--- SET EXERCISE ---
From the very first line of the data to the line containing "ax = fig.add_axes([0.109, 0.1374, 0.870, 0.5908])", retype everything exactly, leaving the pictures behind.
>> BEGIN
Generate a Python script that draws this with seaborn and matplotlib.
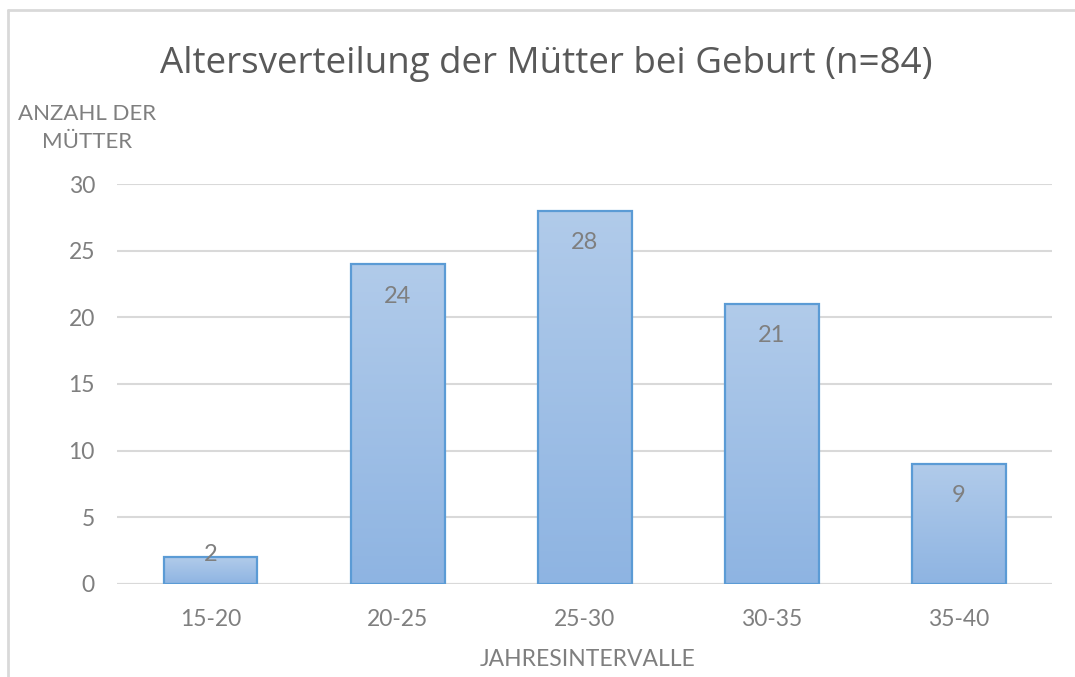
import matplotlib
matplotlib.use("Agg")
import matplotlib.pyplot as plt
import matplotlib.lines as mlines
import numpy as np
import pandas as pd
import seaborn as sns

# Daten
intervalle = ["15-20", "20-25", "25-30", "30-35", "35-40"]
anzahl = [2, 24, 28, 21, 9]
y_ticks = [0, 5, 10, 15, 20, 25, 30]

df = pd.DataFrame({"intervall": intervalle, "anzahl": anzahl})

sns.set_style("white")
plt.rcParams["font.family"] = ["Lato", "DejaVu Sans"]

grau = "#7f7f7f"
fig = plt.figure(figsize=(10.75, 6.77), dpi=100)
ax = fig.add_axes([0.109, 0.1374, 0.870, 0.5908])

sns.barplot(data=df, x="intervall", y="anzahl", color="#9dbde5", width=0.5,
            edgecolor="#5b9bd5", linewidth=1.6, saturation=1, ax=ax, zorder=3)

# Farbverlauf in den Balken (oben hell, unten dunkler)
verlauf = np.linspace(0, 1, 256).reshape(-1, 1)
cmap = matplotlib.colors.LinearSegmentedColormap.from_list("g", ["#b1cbea", "#8eb4e2"])
for p in ax.patches:
    x0, y0 = p.get_x(), p.get_y()
    w, h = p.get_width(), p.get_height()
    im = ax.imshow(verlauf, cmap=cmap, aspect="auto", origin="upper",
                   extent=[x0, x0 + w, y0, y0 + h], zorder=3.5)
    im.set_clip_path(p)
    p.set_facecolor("none")
    p.set_zorder(4)

# Beschriftungen in den Balken
for i, v in enumerate(anzahl):
    y = v - 2.4 if v > 5 else v + 0.2
    ax.text(i, y, str(v), ha="center", va="center", fontsize=17, color=grau, zorder=5)

ax.set_xlim(-0.5, 4.5)
ax.set_ylim(0, 30)
ax.set_yticks(y_ticks)
ax.yaxis.grid(True, color="#d9d9d9", linewidth=1.5, zorder=0)
ax.set_axisbelow(True)
for s in ax.spines.values():
    s.set_visible(False)
ax.axhline(0, color="#d9d9d9", linewidth=1.5, zorder=2)
ax.tick_params(axis="y", length=0, pad=16, labelsize=16.5, labelcolor=grau)
ax.tick_params(axis="x", length=0, pad=18, labelsize=16.5, labelcolor=grau)
ax.set_xlabel("")
ax.set_ylabel("")

fig.text(0.508, 0.906, "Altersverteilung der Mütter bei Geburt (n=84)",
         ha="center", va="center", fontsize=26.5, color="#595959", family=["Open Sans", "DejaVu Sans"])
fig.text(0.081, 0.811, "ANZAHL DER\nMÜTTER", ha="center", va="center",
         fontsize=16, color=grau, linespacing=1.5)
fig.text(0.547, 0.026, "JAHRESINTERVALLE", ha="center", va="center",
         fontsize=16.5, color=grau)

# Rahmen des Diagramms
fig.add_artist(mlines.Line2D([0.007, 1.0], [0.985, 0.985], color="#d9d9d9", linewidth=2,
                             transform=fig.transFigure))
fig.add_artist(mlines.Line2D([0.007, 0.007], [0.0, 0.985], color="#d9d9d9", linewidth=2,
                             transform=fig.transFigure))

fig.savefig("out.png", dpi=100)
>> END
--- EXERCISE RESULT ---
Generate a Python script that draws this with seaborn and matplotlib.
import matplotlib
matplotlib.use("Agg")
import matplotlib.pyplot as plt
import matplotlib.lines as mlines
import numpy as np
import pandas as pd
import seaborn as sns

# Daten
intervalle = ["15-20", "20-25", "25-30", "30-35", "35-40"]
anzahl = [2, 24, 28, 21, 9]
y_ticks = [0, 5, 10, 15, 20, 25, 30]

df = pd.DataFrame({"intervall": intervalle, "anzahl": anzahl})

sns.set_style("white")
plt.rcParams["font.family"] = ["Lato", "DejaVu Sans"]

grau = "#7f7f7f"
fig = plt.figure(figsize=(10.75, 6.77), dpi=100)
ax = fig.add_axes([0.109, 0.1374, 0.870, 0.5908])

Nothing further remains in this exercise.